The Nite Cap

1700 Louisiana Avenue
New Orleans LA 70115
Location Status: Empty lot
Curated by
The Ponderosa Stomp Foundation

The Nite Cap was an Uptown nightclub that served as an incubator for the Meters and the Neville Brothers, two of the most important bands to come out of New Orleans in the last third of the 20th century.

The venue had many owners, names, and formats over its nearly 60-year run, and its location at the corner of Louisiana Avenue and Carondelet Street—close to the junction of multiple neighborhoods—added to the fluidity of its identity. From the late 1960s through the late 1970s, though, it solidified as a showplace for top-shelf live music, and a home away from home for a community of musicians hailing from the nearby 13th Ward.

One of those musicians, Art Neville, had been well known locally since 1954 as the singer of the Hawketts’ “Mardi Gras Mambo” (recorded when he was still a student at Booker T. Washington High School). By 1967 he was ready for new energy, and “wanted my brothers up there with me” on the bandstand.
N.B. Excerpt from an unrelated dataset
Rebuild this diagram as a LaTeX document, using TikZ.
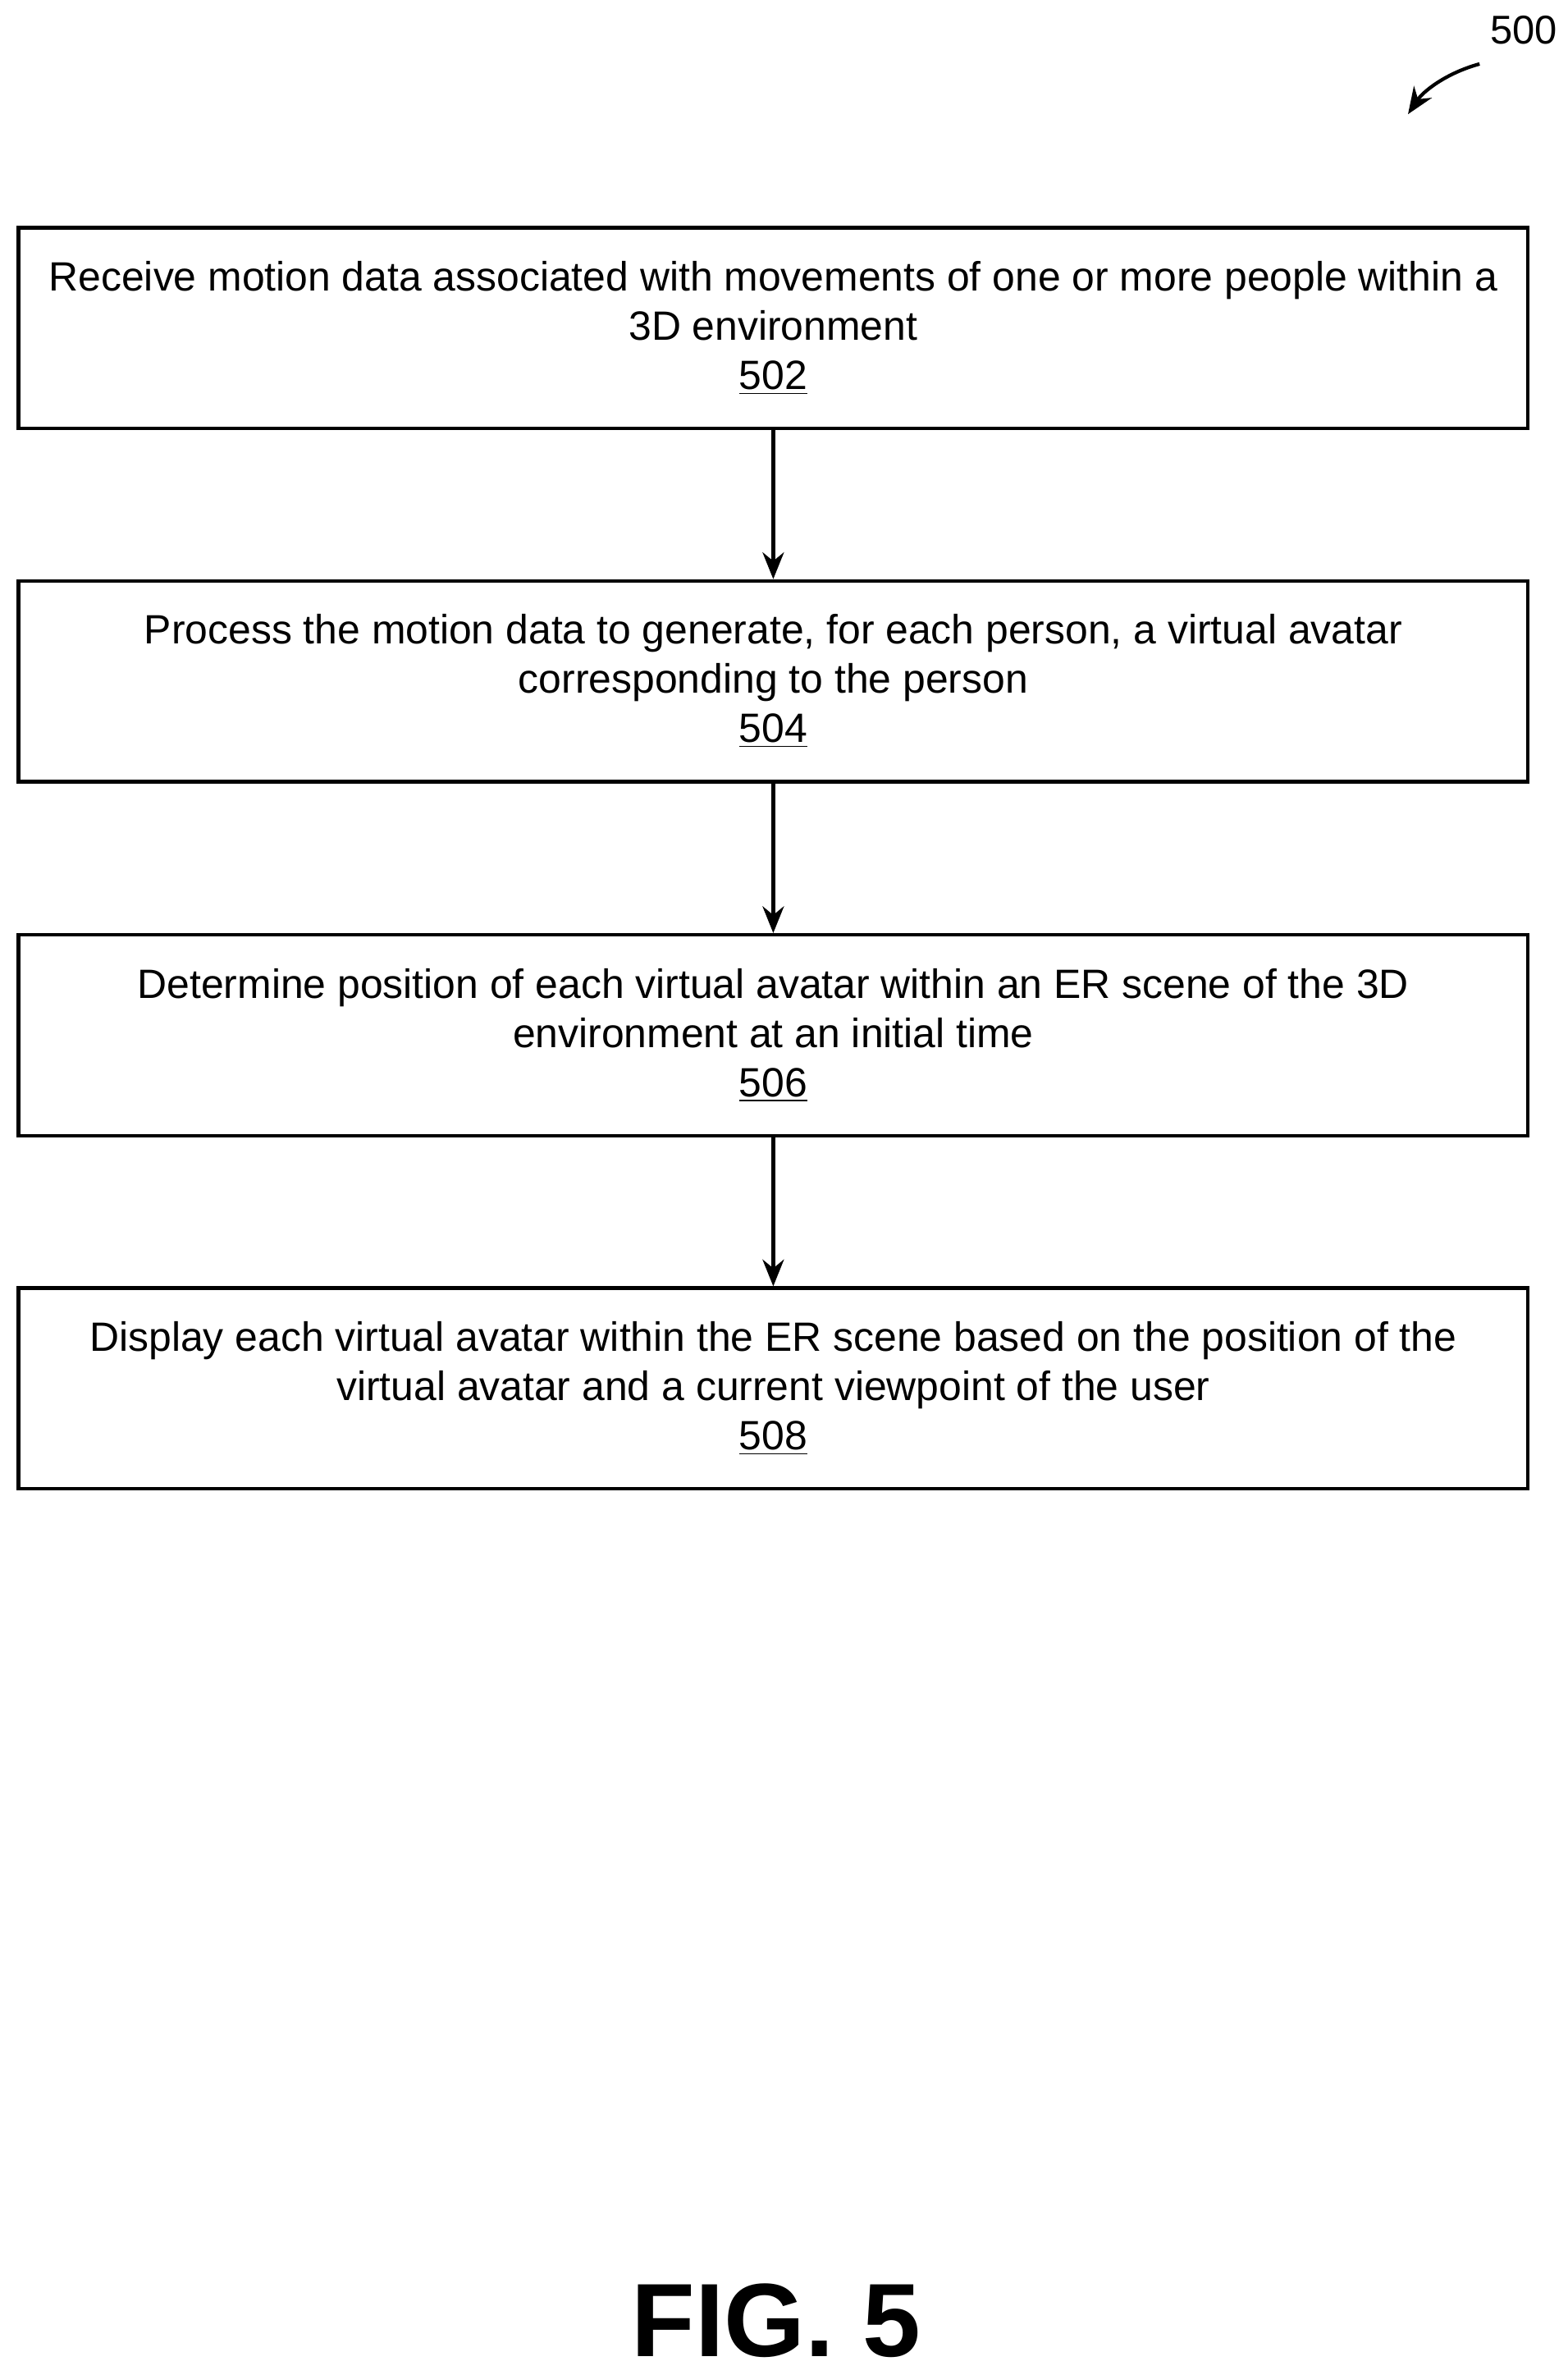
\documentclass[tikz,border=0pt]{standalone}
\usepackage{fontspec}
\setmainfont{Liberation Sans}
\usetikzlibrary{arrows.meta}
\usetikzlibrary{positioning}

\begin{document}
\begin{tikzpicture}[x=0.02cm,y=-0.02cm,
    stepbox/.style={draw=black,line width=1.3pt,minimum width=19.84cm,minimum height=2.64cm,
      align=center,font=\fontsize{15.3}{18.4}\selectfont,inner sep=0pt},
    flow/.style={-{Stealth[length=10pt,width=8pt]},line width=1.3pt}]

\useasboundingbox (0,0) rectangle (1030,1560);

\node[stepbox] (s502) at (508,215.5) {Receive motion data associated with movements of one or more people within a\\ 3D environment\\ \underline{502}};
\node[stepbox] (s504) at (508,447.5) {Process the motion data to generate, for each person, a virtual avatar\\ corresponding to the person\\ \underline{504}};
\node[stepbox] (s506) at (508,680) {Determine position of each virtual avatar within an ER scene of the 3D\\ environment at an initial time\\ \underline{506}};
\node[stepbox] (s508) at (508,912) {Display each virtual avatar within the ER scene based on the position of the\\ virtual avatar and a current viewpoint of the user\\ \underline{508}};

\draw[flow] (s502) -- (s504);
\draw[flow] (s504) -- (s506);
\draw[flow] (s506) -- (s508);

% figure number and label
\node[font=\fontsize{15}{17}\selectfont] (lbl) at (1001,20) {500};
\coordinate (lblend) at (925,75);
\draw[flow] (972,42) .. controls (950,48) and (935,60) .. (lblend);

\node[font=\bfseries\fontsize{39}{42}\selectfont] (fig) at (510,1524) {FIG. 5};
\end{tikzpicture}
\end{document}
He pulled them into a new group at the Nite Cap, billed initially as “Art Neville and his Nite Cappers, starring Aaron ‘Tell Like It Is’ Neville and Cyril Neville” (Aaron had recently taken the single “Tell It Like It Is” to No. 2 on the Billboard charts as a solo artist). They soon became known as Art Neville and the Neville Sounds.

The Inception of the Meters

As Art would write in the group autobiography The Brothers Neville:

The front line was me and my brothers plus [saxophonist] Gary Brown. Then the rhythm section caught fire. Besides myself, I had three cats I knew from around town, all a generation younger than me. Drummer Joseph Modeliste—called Zig, or Zigaboo—was Cyril’s buddy from the ‘hood who’d hung around the Hawketts, learning whatever he could. He learned lots. George Porter Jr., Zig’s cousin, was originally playing guitar when I suggested he switch to bass. His funk feel came out better on bass. Leo Nocentelli came from downtown, and of all the wicked young guitarists around town, he was the wickedest. Meanwhile, I’d convinced the Nite Cap owner to pop for a Hammond B3 organ, meaning I could dip deep into my Bill Doggett and Booker T. bag. With George, Zig, and Leo prodding me on, with Gary blowing hard, with Cyril’s congas and bongos, and with Aaron’s sweet harmonies, the Neville Sounds were soaring.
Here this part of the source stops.